**Directions:** Find the lines holding the word "this" and collect them.

**Stored records:**
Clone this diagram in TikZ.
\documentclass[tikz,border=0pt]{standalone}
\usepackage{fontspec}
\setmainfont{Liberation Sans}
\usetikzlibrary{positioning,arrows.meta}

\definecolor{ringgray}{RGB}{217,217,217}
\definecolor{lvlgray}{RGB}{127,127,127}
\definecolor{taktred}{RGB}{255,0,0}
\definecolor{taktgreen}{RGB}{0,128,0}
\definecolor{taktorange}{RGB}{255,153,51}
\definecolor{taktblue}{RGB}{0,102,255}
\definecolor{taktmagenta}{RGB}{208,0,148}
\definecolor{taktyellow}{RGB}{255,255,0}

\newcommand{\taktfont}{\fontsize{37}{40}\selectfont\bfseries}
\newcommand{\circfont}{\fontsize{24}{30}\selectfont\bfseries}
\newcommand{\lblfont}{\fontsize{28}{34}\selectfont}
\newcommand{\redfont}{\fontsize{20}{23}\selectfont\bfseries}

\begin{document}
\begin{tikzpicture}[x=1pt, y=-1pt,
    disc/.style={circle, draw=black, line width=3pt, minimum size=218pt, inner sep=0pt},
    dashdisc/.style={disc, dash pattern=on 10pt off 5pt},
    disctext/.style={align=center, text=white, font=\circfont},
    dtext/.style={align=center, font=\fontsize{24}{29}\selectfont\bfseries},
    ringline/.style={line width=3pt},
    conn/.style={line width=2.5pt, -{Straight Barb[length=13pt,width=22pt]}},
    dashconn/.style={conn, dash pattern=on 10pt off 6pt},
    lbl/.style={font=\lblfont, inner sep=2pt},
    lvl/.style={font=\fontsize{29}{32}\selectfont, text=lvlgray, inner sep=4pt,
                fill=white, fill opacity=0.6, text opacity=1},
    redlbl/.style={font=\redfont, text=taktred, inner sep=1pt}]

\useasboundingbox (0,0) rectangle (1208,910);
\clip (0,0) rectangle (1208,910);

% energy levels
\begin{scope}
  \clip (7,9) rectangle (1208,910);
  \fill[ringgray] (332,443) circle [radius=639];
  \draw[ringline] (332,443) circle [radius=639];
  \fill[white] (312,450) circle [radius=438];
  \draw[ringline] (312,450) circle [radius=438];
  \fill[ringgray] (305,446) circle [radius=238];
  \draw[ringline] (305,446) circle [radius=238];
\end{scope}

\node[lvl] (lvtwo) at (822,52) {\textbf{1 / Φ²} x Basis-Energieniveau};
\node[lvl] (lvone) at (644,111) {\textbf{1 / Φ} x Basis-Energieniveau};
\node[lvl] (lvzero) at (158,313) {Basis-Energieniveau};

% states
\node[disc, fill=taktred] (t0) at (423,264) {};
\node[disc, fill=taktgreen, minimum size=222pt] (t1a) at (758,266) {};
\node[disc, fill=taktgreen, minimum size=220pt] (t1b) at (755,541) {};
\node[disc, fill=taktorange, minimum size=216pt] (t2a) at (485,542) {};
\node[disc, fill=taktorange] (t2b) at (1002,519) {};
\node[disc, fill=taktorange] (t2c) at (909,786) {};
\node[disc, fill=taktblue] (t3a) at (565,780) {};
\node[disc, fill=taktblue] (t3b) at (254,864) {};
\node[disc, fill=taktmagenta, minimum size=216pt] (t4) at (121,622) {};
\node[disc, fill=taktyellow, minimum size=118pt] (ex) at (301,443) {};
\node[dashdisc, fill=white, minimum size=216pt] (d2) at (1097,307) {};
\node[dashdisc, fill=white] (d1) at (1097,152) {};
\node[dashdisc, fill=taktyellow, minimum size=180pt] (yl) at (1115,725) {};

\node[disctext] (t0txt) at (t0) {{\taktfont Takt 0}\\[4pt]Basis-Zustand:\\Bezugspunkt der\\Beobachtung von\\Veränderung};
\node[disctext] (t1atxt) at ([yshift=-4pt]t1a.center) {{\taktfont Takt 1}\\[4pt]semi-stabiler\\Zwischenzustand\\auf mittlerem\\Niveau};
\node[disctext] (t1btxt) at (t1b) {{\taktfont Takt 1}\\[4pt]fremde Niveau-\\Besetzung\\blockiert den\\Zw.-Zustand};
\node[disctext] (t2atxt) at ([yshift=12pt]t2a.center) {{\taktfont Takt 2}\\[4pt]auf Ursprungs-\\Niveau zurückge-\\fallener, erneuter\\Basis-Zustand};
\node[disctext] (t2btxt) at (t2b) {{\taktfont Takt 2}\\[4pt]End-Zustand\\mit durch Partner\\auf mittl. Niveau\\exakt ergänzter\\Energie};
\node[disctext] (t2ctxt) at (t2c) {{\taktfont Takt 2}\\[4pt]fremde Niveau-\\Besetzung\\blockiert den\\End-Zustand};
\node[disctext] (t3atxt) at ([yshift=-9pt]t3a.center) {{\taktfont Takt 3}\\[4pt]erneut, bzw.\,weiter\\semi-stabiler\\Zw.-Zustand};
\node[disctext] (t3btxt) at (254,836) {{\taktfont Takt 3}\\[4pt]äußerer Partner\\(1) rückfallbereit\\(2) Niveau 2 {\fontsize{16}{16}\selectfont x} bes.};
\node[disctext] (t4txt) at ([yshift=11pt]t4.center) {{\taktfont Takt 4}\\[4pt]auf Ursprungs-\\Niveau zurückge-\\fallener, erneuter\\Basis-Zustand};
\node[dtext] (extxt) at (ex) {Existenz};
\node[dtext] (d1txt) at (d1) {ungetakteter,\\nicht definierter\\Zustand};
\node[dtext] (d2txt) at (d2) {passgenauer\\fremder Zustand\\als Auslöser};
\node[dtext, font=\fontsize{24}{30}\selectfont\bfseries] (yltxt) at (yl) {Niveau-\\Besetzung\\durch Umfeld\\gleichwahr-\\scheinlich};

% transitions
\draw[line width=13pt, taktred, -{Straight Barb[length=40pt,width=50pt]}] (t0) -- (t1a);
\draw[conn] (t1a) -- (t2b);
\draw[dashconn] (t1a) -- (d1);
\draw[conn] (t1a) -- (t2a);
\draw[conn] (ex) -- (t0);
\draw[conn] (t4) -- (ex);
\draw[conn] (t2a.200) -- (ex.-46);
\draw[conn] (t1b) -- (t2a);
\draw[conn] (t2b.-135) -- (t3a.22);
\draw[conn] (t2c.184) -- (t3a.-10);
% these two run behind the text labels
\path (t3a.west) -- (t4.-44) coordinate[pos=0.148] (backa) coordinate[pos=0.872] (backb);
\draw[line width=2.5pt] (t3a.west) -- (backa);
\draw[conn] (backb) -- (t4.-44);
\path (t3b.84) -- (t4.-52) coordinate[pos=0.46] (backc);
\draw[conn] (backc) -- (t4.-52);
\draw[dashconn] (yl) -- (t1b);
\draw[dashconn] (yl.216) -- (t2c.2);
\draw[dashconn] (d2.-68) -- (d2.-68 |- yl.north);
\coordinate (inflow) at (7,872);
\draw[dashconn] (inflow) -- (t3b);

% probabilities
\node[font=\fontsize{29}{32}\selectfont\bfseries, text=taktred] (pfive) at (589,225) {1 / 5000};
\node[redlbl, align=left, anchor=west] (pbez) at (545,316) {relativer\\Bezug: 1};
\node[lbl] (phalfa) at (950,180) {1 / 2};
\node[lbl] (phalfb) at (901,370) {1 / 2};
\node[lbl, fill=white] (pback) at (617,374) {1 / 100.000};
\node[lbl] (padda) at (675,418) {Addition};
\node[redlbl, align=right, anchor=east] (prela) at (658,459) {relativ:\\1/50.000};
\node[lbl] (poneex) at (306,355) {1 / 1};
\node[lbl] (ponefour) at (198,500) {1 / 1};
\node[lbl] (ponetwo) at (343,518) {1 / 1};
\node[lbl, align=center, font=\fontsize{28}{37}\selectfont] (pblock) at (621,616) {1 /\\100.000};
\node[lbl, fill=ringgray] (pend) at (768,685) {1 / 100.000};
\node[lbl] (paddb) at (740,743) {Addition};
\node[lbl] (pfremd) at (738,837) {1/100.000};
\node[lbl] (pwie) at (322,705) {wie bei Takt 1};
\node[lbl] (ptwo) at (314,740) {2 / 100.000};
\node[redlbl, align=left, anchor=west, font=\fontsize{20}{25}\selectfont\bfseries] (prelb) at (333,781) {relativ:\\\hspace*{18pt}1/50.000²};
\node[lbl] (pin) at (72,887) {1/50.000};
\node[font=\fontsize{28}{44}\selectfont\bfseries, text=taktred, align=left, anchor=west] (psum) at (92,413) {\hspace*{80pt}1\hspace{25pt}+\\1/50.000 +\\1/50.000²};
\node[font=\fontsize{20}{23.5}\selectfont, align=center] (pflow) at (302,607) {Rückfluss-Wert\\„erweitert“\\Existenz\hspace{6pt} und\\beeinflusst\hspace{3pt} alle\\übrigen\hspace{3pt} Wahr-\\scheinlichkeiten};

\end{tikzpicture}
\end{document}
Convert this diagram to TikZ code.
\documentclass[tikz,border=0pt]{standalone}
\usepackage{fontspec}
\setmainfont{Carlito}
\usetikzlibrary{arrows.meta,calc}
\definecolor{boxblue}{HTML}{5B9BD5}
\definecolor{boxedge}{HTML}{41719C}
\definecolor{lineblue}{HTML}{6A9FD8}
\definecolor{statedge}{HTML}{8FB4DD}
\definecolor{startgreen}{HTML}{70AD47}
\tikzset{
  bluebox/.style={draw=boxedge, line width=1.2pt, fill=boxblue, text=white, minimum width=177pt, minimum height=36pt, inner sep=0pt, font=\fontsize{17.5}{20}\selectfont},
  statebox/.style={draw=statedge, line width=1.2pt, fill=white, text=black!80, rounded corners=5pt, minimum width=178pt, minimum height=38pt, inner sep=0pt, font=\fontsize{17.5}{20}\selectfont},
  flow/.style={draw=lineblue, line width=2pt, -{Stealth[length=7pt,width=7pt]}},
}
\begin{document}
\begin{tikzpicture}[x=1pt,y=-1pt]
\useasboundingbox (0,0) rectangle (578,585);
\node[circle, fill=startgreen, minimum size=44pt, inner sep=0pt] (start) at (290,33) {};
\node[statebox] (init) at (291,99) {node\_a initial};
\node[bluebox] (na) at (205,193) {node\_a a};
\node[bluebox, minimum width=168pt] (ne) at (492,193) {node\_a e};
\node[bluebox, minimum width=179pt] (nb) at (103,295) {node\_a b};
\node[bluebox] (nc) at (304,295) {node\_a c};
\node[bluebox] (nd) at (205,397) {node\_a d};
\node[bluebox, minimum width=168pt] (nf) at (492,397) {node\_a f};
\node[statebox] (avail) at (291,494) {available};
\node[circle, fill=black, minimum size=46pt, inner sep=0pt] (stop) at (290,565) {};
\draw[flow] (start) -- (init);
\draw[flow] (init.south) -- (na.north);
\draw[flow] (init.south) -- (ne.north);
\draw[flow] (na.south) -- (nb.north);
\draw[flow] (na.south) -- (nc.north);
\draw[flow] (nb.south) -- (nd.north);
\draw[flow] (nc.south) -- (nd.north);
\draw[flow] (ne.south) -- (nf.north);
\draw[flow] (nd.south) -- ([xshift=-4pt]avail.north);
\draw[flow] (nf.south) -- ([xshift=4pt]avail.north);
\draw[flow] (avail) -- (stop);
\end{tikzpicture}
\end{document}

**Result:**
Clone this diagram in TikZ.
Convert this diagram to TikZ code.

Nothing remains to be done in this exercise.